Claim against the insured: Plaintiff alleged that the engineer’s plans were deficient because they did not accurately reflect what the architect called for. The plaintiff’s theory was that the insured fell below the standard of care by not asking for additional information about the car wash. The theory was that: (1) had this request been made, the insured would have learned about the manufacturer’s recommendation of 20′ of flat; (2) the insured would have incorporated this into the grading plan; (3) the grading would have been done per the insured’s plan and (4) the incident would never have occurred because the truck would have stopped within the 20′ section.

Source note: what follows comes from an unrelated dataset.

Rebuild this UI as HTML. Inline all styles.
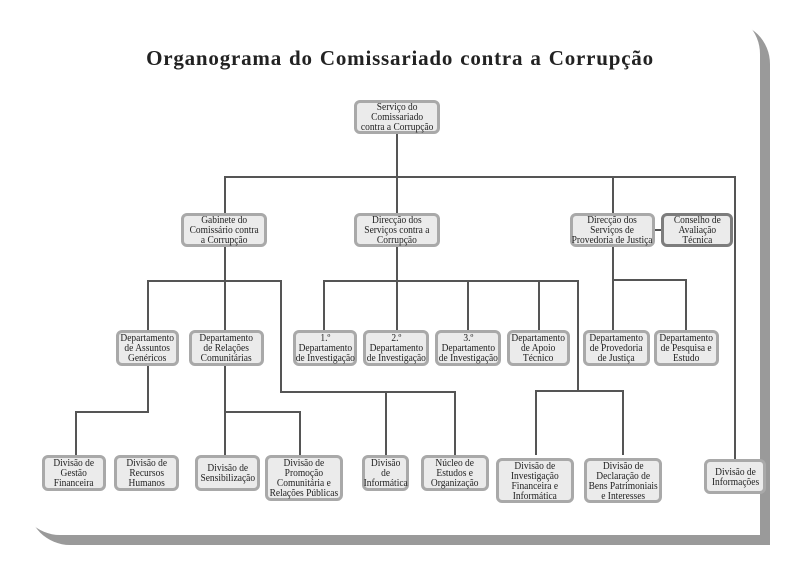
<!DOCTYPE html>
<html><head><meta charset="utf-8"><style>
body{margin:0;width:800px;height:568px;background:#fff;position:relative;overflow:hidden;font-family:"Liberation Serif",serif}
.sh{position:absolute;left:28px;top:22px;width:742px;height:523px;background:#9a9a9a;border-radius:0 42px 0 42px}
.card{position:absolute;left:18px;top:12px;width:742px;height:523px;background:#fff;border-radius:0 42px 0 42px}
h1{position:absolute;left:0;width:800px;top:46px;margin:0;text-align:center;font-size:21px;font-weight:bold;color:#222;letter-spacing:0.8px;word-spacing:1px}
.b{position:absolute;box-sizing:border-box;background:#ebebeb;border:3px solid #a9a9a9;border-radius:6px;display:flex;align-items:center;justify-content:center;text-align:center;font-size:11px;line-height:10px;color:#222;white-space:nowrap}
.b span{display:inline-block;transform:scaleX(0.86)}
.d{border-color:#7d7d7d}
.h,.v{position:absolute;background:#555}
.h{height:2px}.v{width:2px}
</style></head><body>
<div class="sh"></div><div class="card"></div>
<h1>Organograma do Comissariado contra a Corrupção</h1>
<div class="v" style="left:396px;top:133px;height:80px"></div>
<div class="h" style="left:224px;top:176px;width:512px"></div>
<div class="v" style="left:224px;top:176px;height:37px"></div>
<div class="v" style="left:612px;top:176px;height:37px"></div>
<div class="v" style="left:734px;top:176px;height:283px"></div>
<div class="h" style="left:654px;top:229px;width:8px"></div>
<div class="v" style="left:224px;top:246px;height:209px"></div>
<div class="h" style="left:147px;top:280px;width:135px"></div>
<div class="v" style="left:147px;top:280px;height:50px"></div>
<div class="v" style="left:280px;top:280px;height:113px"></div>
<div class="h" style="left:280px;top:391px;width:176px"></div>
<div class="v" style="left:385px;top:391px;height:64px"></div>
<div class="v" style="left:454px;top:391px;height:64px"></div>
<div class="v" style="left:396px;top:246px;height:84px"></div>
<div class="h" style="left:323px;top:280px;width:256px"></div>
<div class="v" style="left:323px;top:280px;height:50px"></div>
<div class="v" style="left:467px;top:280px;height:50px"></div>
<div class="v" style="left:538px;top:280px;height:50px"></div>
<div class="v" style="left:577px;top:280px;height:112px"></div>
<div class="h" style="left:535px;top:390px;width:89px"></div>
<div class="v" style="left:535px;top:390px;height:65px"></div>
<div class="v" style="left:622px;top:390px;height:65px"></div>
<div class="v" style="left:612px;top:246px;height:84px"></div>
<div class="h" style="left:612px;top:279px;width:75px"></div>
<div class="v" style="left:685px;top:279px;height:51px"></div>
<div class="v" style="left:147px;top:365px;height:47px"></div>
<div class="h" style="left:75px;top:411px;width:74px"></div>
<div class="v" style="left:75px;top:411px;height:44px"></div>
<div class="h" style="left:224px;top:411px;width:77px"></div>
<div class="v" style="left:299px;top:411px;height:44px"></div>
<div class="b" style="left:354px;top:100px;width:86px;height:34px"><span>Serviço do<br>Comissariado<br>contra a Corrupção</span></div>
<div class="b" style="left:181px;top:213px;width:86px;height:34px"><span>Gabinete do<br>Comissário contra<br>a Corrupção</span></div>
<div class="b" style="left:354px;top:213px;width:86px;height:34px"><span>Direcção dos<br>Serviços contra a<br>Corrupção</span></div>
<div class="b" style="left:570px;top:213px;width:85px;height:34px"><span>Direcção dos<br>Serviços de<br>Provedoria de Justiça</span></div>
<div class="b d" style="left:661px;top:213px;width:72px;height:34px"><span>Conselho de<br>Avaliação<br>Técnica</span></div>
<div class="b" style="left:116px;top:330px;width:63px;height:36px"><span>Departamento<br>de Assuntos<br>Genéricos</span></div>
<div class="b" style="left:189px;top:330px;width:75px;height:36px"><span>Departamento<br>de Relações<br>Comunitárias</span></div>
<div class="b" style="left:293px;top:330px;width:64px;height:36px"><span>1.º<br>Departamento<br>de Investigação</span></div>
<div class="b" style="left:363px;top:330px;width:66px;height:36px"><span>2.º<br>Departamento<br>de Investigação</span></div>
<div class="b" style="left:435px;top:330px;width:66px;height:36px"><span>3.º<br>Departamento<br>de Investigação</span></div>
<div class="b" style="left:507px;top:330px;width:63px;height:36px"><span>Departamento<br>de Apoio<br>Técnico</span></div>
<div class="b" style="left:583px;top:330px;width:67px;height:36px"><span>Departamento<br>de Provedoria<br>de Justiça</span></div>
<div class="b" style="left:654px;top:330px;width:65px;height:36px"><span>Departamento<br>de Pesquisa e<br>Estudo</span></div>
<div class="b" style="left:42px;top:455px;width:64px;height:36px"><span>Divisão de<br>Gestão<br>Financeira</span></div>
<div class="b" style="left:114px;top:455px;width:65px;height:36px"><span>Divisão de<br>Recursos<br>Humanos</span></div>
<div class="b" style="left:195px;top:455px;width:65px;height:36px"><span>Divisão de<br>Sensibilização</span></div>
<div class="b" style="left:265px;top:455px;width:78px;height:46px"><span>Divisão de<br>Promoção<br>Comunitária e<br>Relações Públicas</span></div>
<div class="b" style="left:362px;top:455px;width:47px;height:36px"><span>Divisão<br>de<br>Informática</span></div>
<div class="b" style="left:421px;top:455px;width:68px;height:36px"><span>Núcleo de<br>Estudos e<br>Organização</span></div>
<div class="b" style="left:496px;top:458px;width:78px;height:45px"><span>Divisão de<br>Investigação<br>Financeira e<br>Informática</span></div>
<div class="b" style="left:584px;top:458px;width:78px;height:45px"><span>Divisão de<br>Declaração de<br>Bens Patrimoniais<br>e Interesses</span></div>
<div class="b" style="left:704px;top:459px;width:62px;height:35px"><span>Divisão de<br>Informações</span></div>
</body></html>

Defenses: The architect’s plans called for 20 feet of level pavement at the exit of the automatic car wash, but only 12 feet was actually level. The facility was not built to plan. When a dimension is not specified on the grading plans, the contractor should refer to the architect’s plans and if he had the contractor would have seen the 20 foot dimension. Engineer was also not retained to do site inspections and was not present during the grading process.
Settlement considerations: Architect was deceased and had no coverage. Plaintiff settled with the contractor, manufacturer and carwash for $2,775,000. Insured was left as last man standing and received a limits demand.
Policy Limit: $2,000,000 per claim, $35,000 deductible.
Resolution: Global settlement $3,725,000. Insured contributed $950,000. Defense costs $243,000.